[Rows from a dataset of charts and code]
━━━━━━━━━━━━━━━━━━━━
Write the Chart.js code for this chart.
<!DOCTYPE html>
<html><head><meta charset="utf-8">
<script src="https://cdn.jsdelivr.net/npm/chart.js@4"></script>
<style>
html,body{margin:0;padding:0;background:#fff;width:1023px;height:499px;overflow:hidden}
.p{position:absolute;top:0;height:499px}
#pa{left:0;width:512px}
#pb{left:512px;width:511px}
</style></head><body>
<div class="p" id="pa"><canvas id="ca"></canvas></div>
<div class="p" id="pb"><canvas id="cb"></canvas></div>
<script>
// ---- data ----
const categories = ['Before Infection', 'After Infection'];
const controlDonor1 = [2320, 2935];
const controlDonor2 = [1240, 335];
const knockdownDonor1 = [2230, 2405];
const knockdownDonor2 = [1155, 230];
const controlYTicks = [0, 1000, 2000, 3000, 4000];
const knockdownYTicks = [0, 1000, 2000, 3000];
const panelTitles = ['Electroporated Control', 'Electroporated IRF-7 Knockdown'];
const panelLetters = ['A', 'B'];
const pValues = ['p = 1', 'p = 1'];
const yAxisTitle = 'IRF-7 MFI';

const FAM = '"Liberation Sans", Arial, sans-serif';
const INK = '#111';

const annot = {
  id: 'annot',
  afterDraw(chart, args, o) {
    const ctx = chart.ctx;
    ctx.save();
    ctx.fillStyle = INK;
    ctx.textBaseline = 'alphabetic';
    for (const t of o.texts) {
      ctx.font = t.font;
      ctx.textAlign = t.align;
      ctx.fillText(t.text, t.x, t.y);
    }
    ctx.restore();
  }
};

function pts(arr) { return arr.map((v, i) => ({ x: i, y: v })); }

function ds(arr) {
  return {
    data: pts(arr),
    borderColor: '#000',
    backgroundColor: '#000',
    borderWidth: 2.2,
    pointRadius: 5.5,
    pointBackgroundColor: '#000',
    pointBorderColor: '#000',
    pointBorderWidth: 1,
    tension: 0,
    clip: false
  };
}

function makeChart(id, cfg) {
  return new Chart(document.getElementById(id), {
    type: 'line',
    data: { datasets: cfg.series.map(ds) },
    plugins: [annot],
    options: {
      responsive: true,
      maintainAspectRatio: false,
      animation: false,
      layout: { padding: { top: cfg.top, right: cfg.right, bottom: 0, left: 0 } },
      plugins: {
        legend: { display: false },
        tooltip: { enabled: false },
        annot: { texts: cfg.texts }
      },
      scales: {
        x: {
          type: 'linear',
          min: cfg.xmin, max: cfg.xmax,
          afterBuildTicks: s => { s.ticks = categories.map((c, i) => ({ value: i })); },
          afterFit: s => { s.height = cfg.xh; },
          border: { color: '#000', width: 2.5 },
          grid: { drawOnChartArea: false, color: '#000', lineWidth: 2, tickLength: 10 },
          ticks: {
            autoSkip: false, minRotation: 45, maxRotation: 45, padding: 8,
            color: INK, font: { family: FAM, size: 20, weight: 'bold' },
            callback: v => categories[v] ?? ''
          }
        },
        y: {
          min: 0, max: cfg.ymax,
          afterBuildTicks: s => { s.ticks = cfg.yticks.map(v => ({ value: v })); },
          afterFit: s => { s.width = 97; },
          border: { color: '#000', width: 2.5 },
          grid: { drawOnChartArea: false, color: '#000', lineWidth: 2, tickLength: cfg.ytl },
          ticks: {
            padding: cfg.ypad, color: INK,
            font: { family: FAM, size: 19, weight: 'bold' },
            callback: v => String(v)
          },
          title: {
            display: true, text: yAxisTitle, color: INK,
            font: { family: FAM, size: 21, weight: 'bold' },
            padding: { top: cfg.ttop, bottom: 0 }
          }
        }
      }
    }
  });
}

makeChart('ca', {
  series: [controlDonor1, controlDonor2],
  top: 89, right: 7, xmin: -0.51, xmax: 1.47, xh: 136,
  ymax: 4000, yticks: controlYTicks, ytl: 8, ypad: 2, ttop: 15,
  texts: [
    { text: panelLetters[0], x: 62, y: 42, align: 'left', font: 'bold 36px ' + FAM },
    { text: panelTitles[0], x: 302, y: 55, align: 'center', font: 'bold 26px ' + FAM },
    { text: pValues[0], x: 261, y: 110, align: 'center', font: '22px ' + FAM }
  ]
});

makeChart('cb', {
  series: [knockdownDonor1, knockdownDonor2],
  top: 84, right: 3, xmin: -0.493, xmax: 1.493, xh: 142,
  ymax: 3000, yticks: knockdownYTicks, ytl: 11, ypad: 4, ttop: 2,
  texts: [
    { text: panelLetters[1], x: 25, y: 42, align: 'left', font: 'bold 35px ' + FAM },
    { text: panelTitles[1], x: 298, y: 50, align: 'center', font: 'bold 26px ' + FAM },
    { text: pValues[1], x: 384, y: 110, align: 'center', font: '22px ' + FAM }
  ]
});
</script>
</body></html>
━━━━━━━━━━━━━━━━━━━━
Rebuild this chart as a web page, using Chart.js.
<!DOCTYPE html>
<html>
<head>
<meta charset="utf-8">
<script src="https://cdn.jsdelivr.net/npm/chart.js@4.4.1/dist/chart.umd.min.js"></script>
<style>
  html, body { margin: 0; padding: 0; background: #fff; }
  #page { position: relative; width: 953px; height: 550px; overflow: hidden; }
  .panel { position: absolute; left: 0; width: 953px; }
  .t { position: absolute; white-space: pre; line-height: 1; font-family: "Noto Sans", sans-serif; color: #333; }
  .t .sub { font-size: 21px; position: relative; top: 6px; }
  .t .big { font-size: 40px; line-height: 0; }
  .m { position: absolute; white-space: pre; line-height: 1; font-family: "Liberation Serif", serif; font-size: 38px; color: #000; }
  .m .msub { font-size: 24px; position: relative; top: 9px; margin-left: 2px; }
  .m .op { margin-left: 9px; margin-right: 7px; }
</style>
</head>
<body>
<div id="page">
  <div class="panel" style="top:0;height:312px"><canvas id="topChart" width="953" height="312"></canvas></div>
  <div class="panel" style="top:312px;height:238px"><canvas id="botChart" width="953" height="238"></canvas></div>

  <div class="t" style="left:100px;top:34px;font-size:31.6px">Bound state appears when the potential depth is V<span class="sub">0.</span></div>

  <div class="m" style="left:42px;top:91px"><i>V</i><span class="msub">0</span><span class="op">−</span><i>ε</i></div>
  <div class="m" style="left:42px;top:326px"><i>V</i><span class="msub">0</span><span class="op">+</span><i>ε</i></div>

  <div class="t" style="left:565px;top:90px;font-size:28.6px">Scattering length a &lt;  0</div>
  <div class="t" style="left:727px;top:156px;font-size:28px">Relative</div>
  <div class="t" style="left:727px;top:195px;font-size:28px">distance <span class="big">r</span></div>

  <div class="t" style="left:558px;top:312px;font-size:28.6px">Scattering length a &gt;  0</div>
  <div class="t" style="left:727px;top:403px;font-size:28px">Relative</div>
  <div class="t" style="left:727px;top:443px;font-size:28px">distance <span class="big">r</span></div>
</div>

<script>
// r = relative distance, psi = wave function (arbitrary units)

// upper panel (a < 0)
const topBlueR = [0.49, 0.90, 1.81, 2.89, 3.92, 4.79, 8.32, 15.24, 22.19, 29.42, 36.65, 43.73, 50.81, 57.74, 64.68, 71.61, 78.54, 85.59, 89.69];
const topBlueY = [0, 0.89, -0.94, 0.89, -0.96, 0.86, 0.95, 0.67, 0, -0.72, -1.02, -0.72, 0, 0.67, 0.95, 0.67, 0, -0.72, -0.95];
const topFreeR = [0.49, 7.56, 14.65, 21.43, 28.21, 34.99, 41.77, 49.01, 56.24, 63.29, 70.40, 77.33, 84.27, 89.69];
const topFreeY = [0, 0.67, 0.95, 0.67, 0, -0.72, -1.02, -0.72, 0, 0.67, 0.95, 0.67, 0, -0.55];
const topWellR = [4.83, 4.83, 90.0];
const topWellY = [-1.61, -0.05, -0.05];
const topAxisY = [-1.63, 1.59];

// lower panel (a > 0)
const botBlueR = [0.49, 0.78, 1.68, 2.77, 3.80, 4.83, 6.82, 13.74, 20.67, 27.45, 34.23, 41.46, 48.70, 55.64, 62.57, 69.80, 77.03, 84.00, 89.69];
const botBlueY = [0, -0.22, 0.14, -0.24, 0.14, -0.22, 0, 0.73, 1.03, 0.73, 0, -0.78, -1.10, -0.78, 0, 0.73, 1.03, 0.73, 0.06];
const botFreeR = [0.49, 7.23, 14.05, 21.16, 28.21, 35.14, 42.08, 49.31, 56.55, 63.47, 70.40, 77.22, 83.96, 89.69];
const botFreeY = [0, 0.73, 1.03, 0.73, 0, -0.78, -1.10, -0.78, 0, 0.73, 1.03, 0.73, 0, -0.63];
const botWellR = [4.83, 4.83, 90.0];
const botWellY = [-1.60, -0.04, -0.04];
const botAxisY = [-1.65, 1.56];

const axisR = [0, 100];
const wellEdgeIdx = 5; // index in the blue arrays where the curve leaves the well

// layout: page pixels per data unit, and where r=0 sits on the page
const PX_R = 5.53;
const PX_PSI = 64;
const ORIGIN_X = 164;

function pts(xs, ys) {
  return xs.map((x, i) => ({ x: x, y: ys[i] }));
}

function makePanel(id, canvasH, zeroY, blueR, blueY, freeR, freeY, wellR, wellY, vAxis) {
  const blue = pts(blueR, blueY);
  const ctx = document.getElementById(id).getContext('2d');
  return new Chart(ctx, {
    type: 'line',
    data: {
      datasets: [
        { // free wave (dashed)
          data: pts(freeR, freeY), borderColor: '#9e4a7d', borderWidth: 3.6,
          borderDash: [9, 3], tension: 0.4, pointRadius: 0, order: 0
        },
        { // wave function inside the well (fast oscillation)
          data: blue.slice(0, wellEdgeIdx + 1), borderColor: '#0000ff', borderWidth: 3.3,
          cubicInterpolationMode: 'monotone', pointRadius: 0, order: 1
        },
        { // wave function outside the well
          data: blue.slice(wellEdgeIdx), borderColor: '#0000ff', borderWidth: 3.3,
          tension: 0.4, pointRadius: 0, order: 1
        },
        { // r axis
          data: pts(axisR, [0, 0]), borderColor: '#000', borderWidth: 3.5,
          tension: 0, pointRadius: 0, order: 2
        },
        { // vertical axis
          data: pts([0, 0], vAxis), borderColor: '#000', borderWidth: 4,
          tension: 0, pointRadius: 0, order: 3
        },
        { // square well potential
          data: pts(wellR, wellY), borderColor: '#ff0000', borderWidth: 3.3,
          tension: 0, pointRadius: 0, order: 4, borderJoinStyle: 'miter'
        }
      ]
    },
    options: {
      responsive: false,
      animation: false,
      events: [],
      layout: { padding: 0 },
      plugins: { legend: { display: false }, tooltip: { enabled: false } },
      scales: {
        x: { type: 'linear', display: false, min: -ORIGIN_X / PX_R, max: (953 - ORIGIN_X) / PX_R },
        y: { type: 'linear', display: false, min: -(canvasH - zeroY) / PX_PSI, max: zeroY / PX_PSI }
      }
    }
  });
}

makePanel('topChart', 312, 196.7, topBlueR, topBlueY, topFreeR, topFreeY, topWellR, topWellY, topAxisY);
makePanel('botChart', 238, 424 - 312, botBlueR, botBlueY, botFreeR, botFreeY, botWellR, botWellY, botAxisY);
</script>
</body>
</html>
━━━━━━━━━━━━━━━━━━━━
**WHAT NEEDS TO BE DONE**
Gather each line in the entries above where the string "page" is found.

**THE RESULT**
Rebuild this chart as a web page, using Chart.js.
  #page { position: relative; width: 953px; height: 550px; overflow: hidden; }
<div id="page">
// layout: page pixels per data unit, and where r=0 sits on the page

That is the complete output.